Remember way back in the beginning of gardening season when I showed you my garden and said it’s good to spend a few minutes in it each day? Yeah, well I’m going to be blunt and tell you that I didn’t follow my own advice this year.
Last year it was so easy because I constantly needed to be out there to water it. While watering, it was so simple to harvest what was ready, be vigilant with weeds, and just keep tabs on everything. This year, much like the Milli Vanilli song, I “blame it on the rain.” (Oh yes, I did just reference Milli Vanilli.)
This summer it rained so much, that unless I had another motive to check on my veg, I wouldn’t even venture out to my garden. I didn’t water it at all besides right at the beginning when I put in my transplants. Seriously…not one time!
All the rain also meant more weeds and plants that grew out of control. I laid down old coffee bean sacks between the rows as weed control and the little buggers just grew right through them. My tomato plants grew so tall and heavy, they toppled the rabbit fencing they are attached to. When the rain ceased, the mosquitos were so vicious I could only run out and finish what needed to be done in short bursts.
I had so much stuff I would give it away when I would go down to roller derby meetings and practices. I gave some away at food swaps and also to my neighbors. I even tried to sell some from a card table set out on my front lawn. One lady stopped and paid me $7! It was fantastic.
Even after Irene blew through, and the rains just kept on coming, the garden just kept on producing. It’s kind of amazing actually. I love that if you set the conditions right, nature chugs right along, doing what it wants to do, with no human help.
I will say though, that in the past few weeks, things are looking more bleak out there. Certain plants are looking pretty pathetic. The tomato plants are truly a depressing sight. Some of the stems and leaves are brown and crinkly, and even the red fruits that still hang have weird, leathery, brown spots on them. Everything has grown together like some giant tomato jungle that I may need a machete to get through.

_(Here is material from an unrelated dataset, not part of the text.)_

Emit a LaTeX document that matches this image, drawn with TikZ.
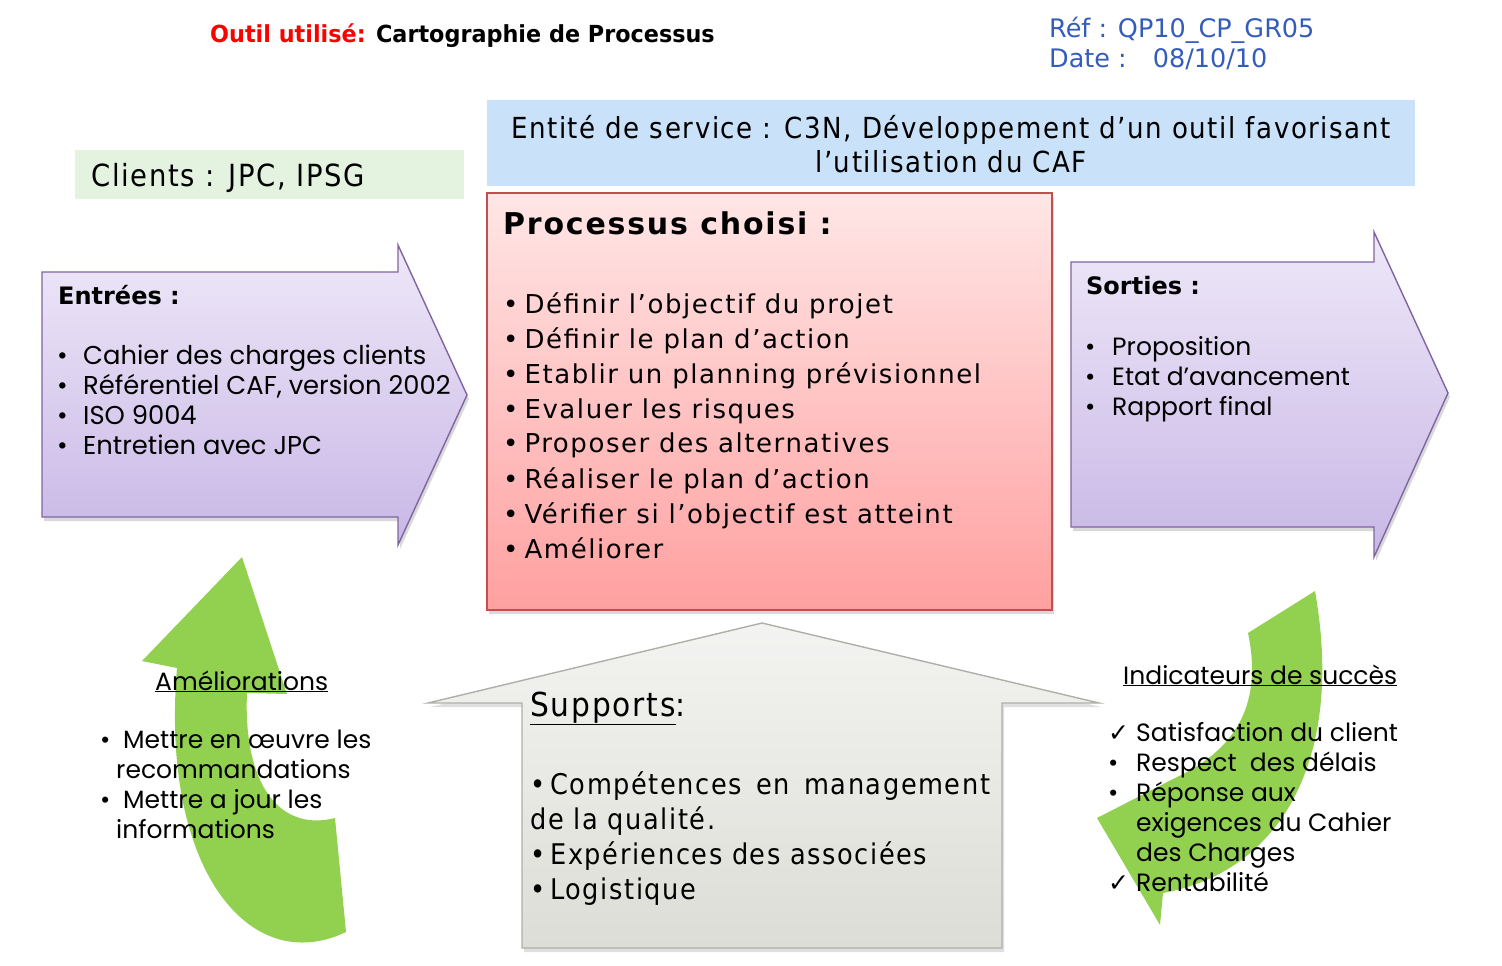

Soon those plants will come down and go into the compost heap. I’ll also rip out the long-dead cucumber vines, and some of the neglected basil. Broccoli is soon to follow, then the green peppers. All that will be left are the radishes and greens that will do just fine with the cooler weather. I’m also hoping to get one last burst of late-planted peas.
Before the month is out garlic will go in. Before the snow I’ll put down seed for a cover crop. Chris is still working on our cold frame, which will go next to our house and be filled with winter greens.
It never ceases to amaze me, this garden schedule. Spring planning and seed starting seems so far away, but before I know it I’ll be mapping out next summer’s garden and flipping through seed catalogues.
Hopefully next summer just won’t be as damp.